The Anglo-Franco-Scottish Friendship Cup was a short-lived Inter-League football competition organised by the French Football Federation that would see teams from the Football League and the Scottish League compete against teams from the French League.

Format 
The original idea was to have four teams from Scotland and four teams from England competing together as one nation competing against eight teams from France. Due to the objection by the Scottish League this ruling was cancelled.

Two separate trophies were cast - one for Scottish clubs competing against French clubs and one for English clubs competing against French clubs. Individual clubs could not win the competition, so each country was awarded 2 points for a win and 1 point for a draw.

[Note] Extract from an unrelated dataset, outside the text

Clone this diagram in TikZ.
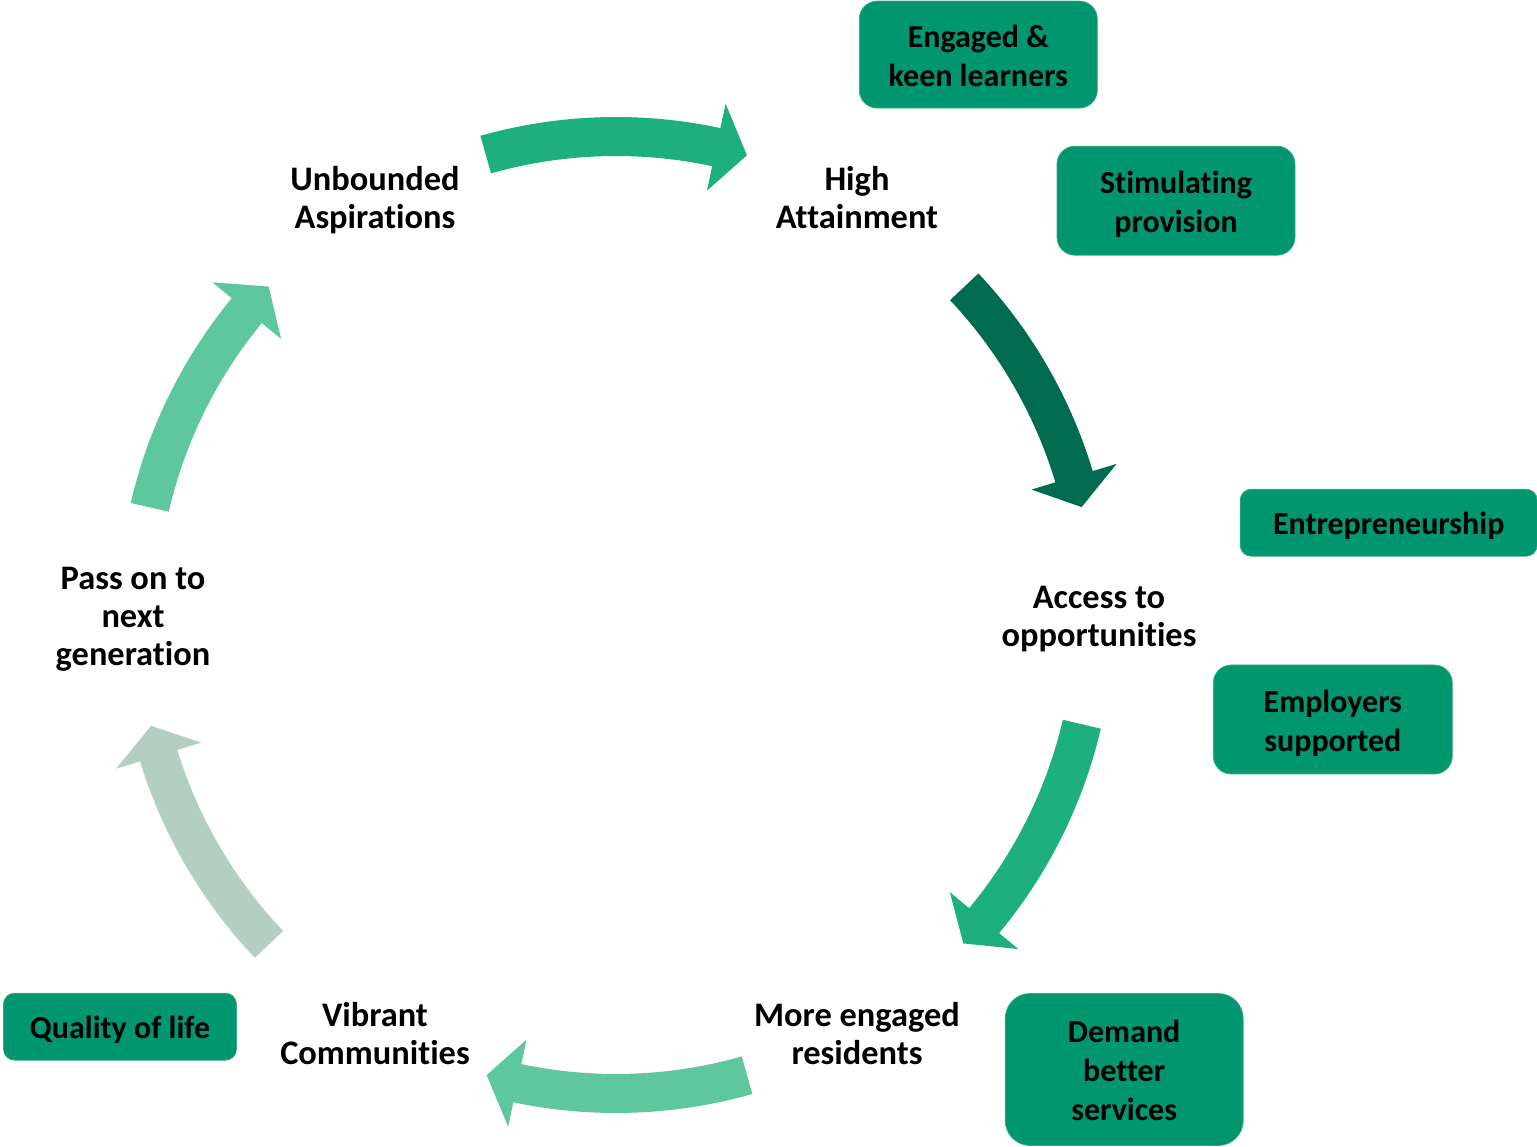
\documentclass[tikz,border=0pt]{standalone}
\usepackage{fontspec}
\setmainfont[Ligatures=NoCommon]{Carlito}
\definecolor{arrowmid}{RGB}{29,175,125}
\definecolor{arrowdark}{RGB}{0,107,79}
\definecolor{arrowlight}{RGB}{94,199,157}
\definecolor{arrowpale}{RGB}{179,207,193}
\definecolor{boxgreen}{RGB}{0,150,112}
\definecolor{boxedge}{RGB}{60,170,135}
% curved block arrow around the centre: colour, tail angle, head-base angle, tip angle
\newcommand\cyclearrow[4]{%
  \fill[#1] (#2:498pt) arc[start angle=#2, end angle=#3, radius=498pt]
    -- (#3:523pt) -- (#4:478pt) -- (#3:434pt) -- (#3:459pt)
    arc[start angle=#3, end angle=#2, radius=459pt] -- cycle;}
% taller first-line strut, lowers the text a little inside its node
\newcommand\tstrut{\rule{0pt}{\dimexpr0.7\baselineskip+9pt\relax}}
\begin{document}
\begin{tikzpicture}[x=1pt,y=1pt,
  steplabel/.style={font=\bfseries\fontsize{34.4}{38}\selectfont, align=center, text=black, inner sep=0pt},
  greenbox/.style={fill=boxgreen, draw=boxedge, line width=0.8pt, rounded corners=#1,
    font=\bfseries\fontsize{32}{39}\selectfont, align=center, text=black, inner sep=0pt}]
\useasboundingbox (-616,-532) rectangle (921,615);
% cycle arrows
\cyclearrow{arrowmid}{105.8}{77.9}{74.1}
\cyclearrow{arrowdark}{43.3}{16.8}{13.05}
\cyclearrow{arrowmid}{-13.2}{-39.7}{-43.4}
\cyclearrow{arrowlight}{-74.1}{-101.9}{-105.7}
\cyclearrow{arrowpale}{-136.5}{-162.9}{-166.6}
\cyclearrow{arrowlight}{167}{140.5}{136.6}
% cycle labels
\node[steplabel] (asp) at (-241,418) {\tstrut Unbounded\\Aspirations\strut};
\node[steplabel] (att) at (241,418) {\tstrut High\\Attainment\strut};
\node[steplabel] (acc) at (483,0) {\tstrut Access to\\opportunities\strut};
\node[steplabel] (res) at (241,-418) {\tstrut More engaged\\residents\strut};
\node[steplabel] (com) at (-241,-418) {\tstrut Vibrant\\Communities\strut};
\node[steplabel] (gen) at (-483,0) {\tstrut Pass on to\\next\\generation\strut};
% side boxes
\node[greenbox=18pt, minimum width=238pt, minimum height=107pt] (eng) at (362.3,560.4) {\tstrut Engaged \&\\keen learners\strut};
\node[greenbox=18pt, minimum width=238pt, minimum height=109pt] (sti) at (560,414.3) {\tstrut Stimulating\\provision\strut};
\node[greenbox=11pt, minimum width=297pt, minimum height=67pt] (ent) at (772.7,92.3) {\tstrut Entrepreneurship\strut};
\node[greenbox=18pt, minimum width=239pt, minimum height=109pt] (emp) at (716.8,-104.5) {\tstrut Employers\\supported\strut};
\node[greenbox=25pt, minimum width=238pt, minimum height=152pt] (dem) at (508.2,-454.5) {\tstrut Demand\\better\\services\strut};
\node[greenbox=11pt, minimum width=233pt, minimum height=67pt] (qol) at (-496,-411.7) {\tstrut Quality of life\strut};
\end{tikzpicture}
\end{document}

Entry to the competition was based on a club's final league position at the end of the season. However, with some clubs guaranteed entry to European football competitions such the European Cup and Inter Cities Fairs Cup, it would open up the chance for other clubs to participate who finished lower down their domestic league.

History 
In the inaugural Franco-Scottish competition, Sedan, Toulouse, Lens and Valenciennes were all given entry from the French League to participate in the Franco-Scottish competition. Clyde, Motherwell, Celtic and Dundee were all given entry from the Scottish League. Originally, Ayr United were to have competed, but they had to withdraw because of a lack of adequate floodlighting at their stadium. Their place was taken by Hibernian, who also withdrew because a friendly between an Edinburgh select and Chelsea was scheduled for the same date as their tie with Sedan. Hibernian were therefore replaced by Celtic.

In the inaugural Anglo-French competition, the participating teams were Racing Club de Paris, Nantes, Le Havre and Lille from the French League, and Newcastle United, Liverpool, Bolton Wanderers and Middlesbrough from the Football League.

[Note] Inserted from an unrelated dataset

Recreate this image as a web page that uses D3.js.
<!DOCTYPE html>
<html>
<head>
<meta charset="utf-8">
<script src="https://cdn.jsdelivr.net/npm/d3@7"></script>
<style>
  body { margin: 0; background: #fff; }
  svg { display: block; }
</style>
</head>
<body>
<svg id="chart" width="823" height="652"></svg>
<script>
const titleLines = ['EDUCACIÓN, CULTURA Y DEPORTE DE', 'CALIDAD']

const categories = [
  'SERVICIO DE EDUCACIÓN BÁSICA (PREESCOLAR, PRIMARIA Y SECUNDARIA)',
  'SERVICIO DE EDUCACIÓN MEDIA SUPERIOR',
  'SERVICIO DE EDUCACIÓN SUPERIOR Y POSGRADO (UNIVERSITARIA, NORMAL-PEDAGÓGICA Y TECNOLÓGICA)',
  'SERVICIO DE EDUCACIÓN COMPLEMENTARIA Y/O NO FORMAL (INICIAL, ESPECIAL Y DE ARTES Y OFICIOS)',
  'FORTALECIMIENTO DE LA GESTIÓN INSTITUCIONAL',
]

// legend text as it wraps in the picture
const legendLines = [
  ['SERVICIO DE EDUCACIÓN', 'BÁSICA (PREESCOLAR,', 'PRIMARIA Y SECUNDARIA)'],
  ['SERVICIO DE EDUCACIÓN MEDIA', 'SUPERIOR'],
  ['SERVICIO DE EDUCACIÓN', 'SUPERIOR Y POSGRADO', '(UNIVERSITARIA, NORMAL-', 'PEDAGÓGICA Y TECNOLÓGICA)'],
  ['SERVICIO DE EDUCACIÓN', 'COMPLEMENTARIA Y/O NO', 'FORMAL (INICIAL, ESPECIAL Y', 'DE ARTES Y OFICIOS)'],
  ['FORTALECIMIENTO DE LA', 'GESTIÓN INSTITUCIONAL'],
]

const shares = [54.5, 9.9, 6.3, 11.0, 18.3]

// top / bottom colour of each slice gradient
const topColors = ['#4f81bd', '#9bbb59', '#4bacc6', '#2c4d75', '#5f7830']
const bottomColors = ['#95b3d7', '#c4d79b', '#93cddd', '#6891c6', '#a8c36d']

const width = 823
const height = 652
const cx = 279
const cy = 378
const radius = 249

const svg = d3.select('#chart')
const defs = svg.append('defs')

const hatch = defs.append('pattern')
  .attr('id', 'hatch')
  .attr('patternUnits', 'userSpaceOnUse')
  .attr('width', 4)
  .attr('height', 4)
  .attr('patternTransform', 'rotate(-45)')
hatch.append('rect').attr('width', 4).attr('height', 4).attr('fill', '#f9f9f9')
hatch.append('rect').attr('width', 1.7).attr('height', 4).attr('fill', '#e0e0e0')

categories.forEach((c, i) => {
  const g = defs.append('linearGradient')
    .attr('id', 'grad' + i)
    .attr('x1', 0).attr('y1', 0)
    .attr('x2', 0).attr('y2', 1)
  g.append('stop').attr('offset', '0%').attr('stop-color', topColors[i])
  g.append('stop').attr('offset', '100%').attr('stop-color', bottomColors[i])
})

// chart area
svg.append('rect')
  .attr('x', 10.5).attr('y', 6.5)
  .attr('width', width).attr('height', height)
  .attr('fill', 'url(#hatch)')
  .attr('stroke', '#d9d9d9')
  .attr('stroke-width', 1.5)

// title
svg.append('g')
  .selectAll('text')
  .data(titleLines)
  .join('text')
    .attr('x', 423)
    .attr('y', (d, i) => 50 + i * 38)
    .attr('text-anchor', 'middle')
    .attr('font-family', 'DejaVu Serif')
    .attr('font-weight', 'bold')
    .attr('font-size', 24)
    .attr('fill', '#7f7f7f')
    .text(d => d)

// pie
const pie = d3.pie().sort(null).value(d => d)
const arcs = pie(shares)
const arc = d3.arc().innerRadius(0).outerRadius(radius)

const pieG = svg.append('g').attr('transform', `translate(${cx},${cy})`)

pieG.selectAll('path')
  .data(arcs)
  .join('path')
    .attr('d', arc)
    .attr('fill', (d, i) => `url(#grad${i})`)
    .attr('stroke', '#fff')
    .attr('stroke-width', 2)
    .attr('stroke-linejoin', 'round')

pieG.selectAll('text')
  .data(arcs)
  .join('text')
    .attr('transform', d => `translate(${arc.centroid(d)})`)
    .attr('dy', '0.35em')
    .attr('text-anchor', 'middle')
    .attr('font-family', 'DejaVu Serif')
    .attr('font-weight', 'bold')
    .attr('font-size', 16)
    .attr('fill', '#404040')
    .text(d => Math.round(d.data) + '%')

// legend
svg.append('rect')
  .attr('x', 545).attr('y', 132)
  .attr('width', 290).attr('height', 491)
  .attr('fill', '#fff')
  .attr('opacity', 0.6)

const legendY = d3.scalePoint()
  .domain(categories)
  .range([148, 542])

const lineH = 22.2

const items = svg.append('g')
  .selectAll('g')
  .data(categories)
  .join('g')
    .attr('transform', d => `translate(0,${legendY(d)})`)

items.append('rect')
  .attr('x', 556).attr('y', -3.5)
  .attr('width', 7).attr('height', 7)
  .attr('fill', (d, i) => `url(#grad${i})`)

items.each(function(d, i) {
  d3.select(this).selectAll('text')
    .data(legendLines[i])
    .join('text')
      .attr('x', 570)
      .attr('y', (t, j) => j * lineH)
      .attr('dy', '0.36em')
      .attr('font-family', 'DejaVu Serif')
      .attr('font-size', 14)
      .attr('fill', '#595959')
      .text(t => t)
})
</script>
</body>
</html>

For the second season of the competition, Le Havre, Rouen, Nimes and Reims were elected to compete on behalf of France in the Franco-Scottish competition, while Bordeaux, Nancy, Lens and Béziers took part in the Anglo-French competition. Three English clubs took part in the 1961-62 competition - Southampton, Blackburn Rovers and Derby County - alongside one Welsh club, Cardiff City. With Celtic and Motherwell set to compete again, Aberdeen and Third Lanark replaced Clyde and Dundee in the Franco-Scottish competition.

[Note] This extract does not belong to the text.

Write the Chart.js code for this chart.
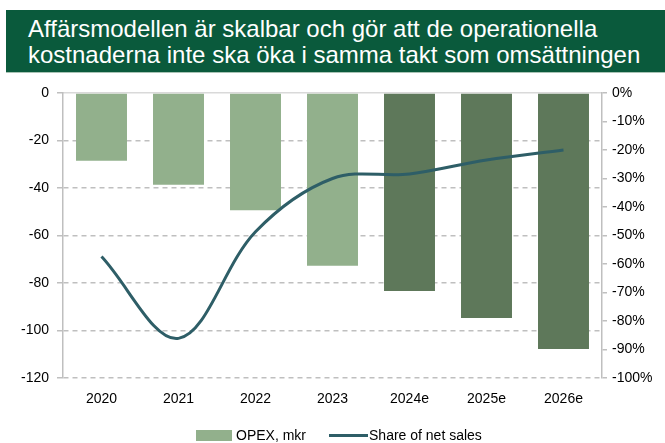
<!doctype html>
<html lang="sv">
  <head>
    <meta charset="UTF-8" />
    <title>OPEX</title>
    <script src="https://cdn.jsdelivr.net/npm/chart.js"></script>
    <style>
      body { margin: 0; background: #fff; }
      .wrap { position: relative; width: 665px; height: 443px; overflow: hidden; font-family: "Liberation Sans", Arial, sans-serif; }
      .titel {
        position: absolute; left: 6px; top: 10px; width: 659px; height: 63px;
        background: #0a5a3c; color: #fff; font-size: 24px; line-height: 26px;
        padding: 6px 0 0 22px; box-sizing: border-box; z-index: 2;
        border-bottom: 1px solid #a9c3b5;
      }
      canvas { position: absolute; left: 0; top: 0; }
      .legend { position: absolute; left: 196px; top: 427px; display: flex; align-items: center; font-size: 14px; color: #000; }
      .legend .box { width: 36px; height: 11px; margin-right: 4px; }
      .legend .ln { width: 39px; height: 3px; margin-left: 23px; margin-right: 1px; }
    </style>
  </head>
  <body>
    <div class="wrap">
      <div class="titel">Affärsmodellen är skalbar och gör att de operationella<br />kostnaderna inte ska öka i samma takt som omsättningen</div>
      <canvas id="opexChart" width="665" height="443"></canvas>
      <div class="legend" id="legenda"></div>
    </div>

    <script>
      // data
      const years = ["2020", "2021", "2022", "2023", "2024e", "2025e", "2026e"];
      const opex = [-28.5, -38.6, -49.4, -72.7, -83.4, -94.7, -107.8];
      const shareOfSales = [-0.574, -0.861, -0.487, -0.30, -0.284, -0.235, -0.20];
      const leftTicks = [0, -20, -40, -60, -80, -100, -120];

      const ljus = "#92b08c";
      const mork = "#5e785a";
      const linje = "#2e5e67";
      const gra = "#bfbfbf";

      const barColors = years.map((y) => (y.endsWith("e") ? mork : ljus));

      const data = {
        labels: years,
        datasets: [
          {
            type: "bar",
            label: "OPEX, mkr",
            data: opex,
            backgroundColor: barColors,
            legendColor: ljus,
            yAxisID: "y",
            categoryPercentage: 0.662,
            barPercentage: 1,
            order: 1,
          },
          {
            type: "line",
            label: "Share of net sales",
            data: shareOfSales,
            borderColor: linje,
            legendColor: linje,
            borderWidth: 3,
            pointRadius: 0,
            tension: 0.35,
            yAxisID: "y2",
            order: 0,
          },
        ],
      };

      const font = { family: "'Liberation Sans', Arial, sans-serif", size: 14 };

      const chart = new Chart(document.getElementById("opexChart"), {
        type: "bar",
        data: data,
        options: {
          responsive: false,
          animation: false,
          layout: { padding: { top: 93, left: 0, right: 0, bottom: 0 } },
          plugins: { legend: { display: false }, tooltip: { enabled: false } },
          scales: {
            x: {
              position: "bottom",
              grid: { display: false },
              border: { display: false },
              ticks: { color: "#000", font: font, padding: 5 },
              afterFit: (s) => { s.height = 65; },
            },
            xTop: {
              type: "category",
              position: "top",
              grid: { display: false, drawTicks: false },
              border: { display: true, color: "#d9d9d9", width: 1.5 },
              ticks: { display: false },
              afterFit: (s) => { s.height = 0; },
            },
            y: {
              position: "left",
              min: -120,
              max: 0,
              afterBuildTicks: (s) => { s.ticks = leftTicks.map((v) => ({ value: v })); },
              ticks: { color: "#000", font: font, padding: 8 },
              grid: {
                color: (c) => (c.tick && c.tick.value === 0 ? "rgba(0,0,0,0)" : gra),
                lineWidth: 1.5,
                tickLength: 6,
                tickColor: gra,
                tickBorderDash: [],
              },
              border: { color: gra, width: 1.5, dash: [5, 4] },
              afterFit: (s) => { s.width = 63; },
            },
            y2: {
              position: "right",
              min: -1,
              max: 0,
              ticks: {
                stepSize: 0.1,
                color: "#000",
                font: font,
                padding: 5,
                callback: (v) => Math.round(v * 100) + "%",
              },
              grid: { drawOnChartArea: false, tickLength: 5, tickColor: gra, lineWidth: 1.5 },
              border: { color: gra, width: 1.5 },
              afterFit: (s) => { s.width = 63; },
            },
          },
        },
      });

      // legend i html
      const legenda = document.getElementById("legenda");
      chart.data.datasets.forEach((ds) => {
        const mark = document.createElement("span");
        mark.className = ds.type === "bar" ? "box" : "ln";
        mark.style.background = ds.legendColor;
        const txt = document.createElement("span");
        txt.textContent = ds.label;
        legenda.appendChild(mark);
        legenda.appendChild(txt);
      });
    </script>
  </body>
</html>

Due to disagreements as to when matches should be played, neither of the matches between Celtic and Reims took place.

1960-61

France v Scotland 
Source:

The Valenciennes-Dundee tie played on 7 August 1960 took place at Mers-les-Bains in the Somme department.

Scotland won the inaugural edition of the Franco-Scottish trophy by winning the series, 3 aggregate victories to 1.

France v England 
Source:

England won the inaugural edition of the Anglo-French trophy by winning the series, 4 aggregate victories to 0.

1961-62

France v Scotland 
Source:

France won the last edition of the Franco-Scottish trophy by winning the series, 2 aggregate victories to 1.

France v England 
Source:

The Football League clubs won the second edition of the Anglo-French trophy by winning the series, 2 aggregate victories to 1 (with one match tied).

References

External links 
 Anglo-Franco-British Friendship Cup Scottish Football Historical Archive.
 Anglo-French-Scottish Friendship Cup 1960–62 Scottish League SFAQs.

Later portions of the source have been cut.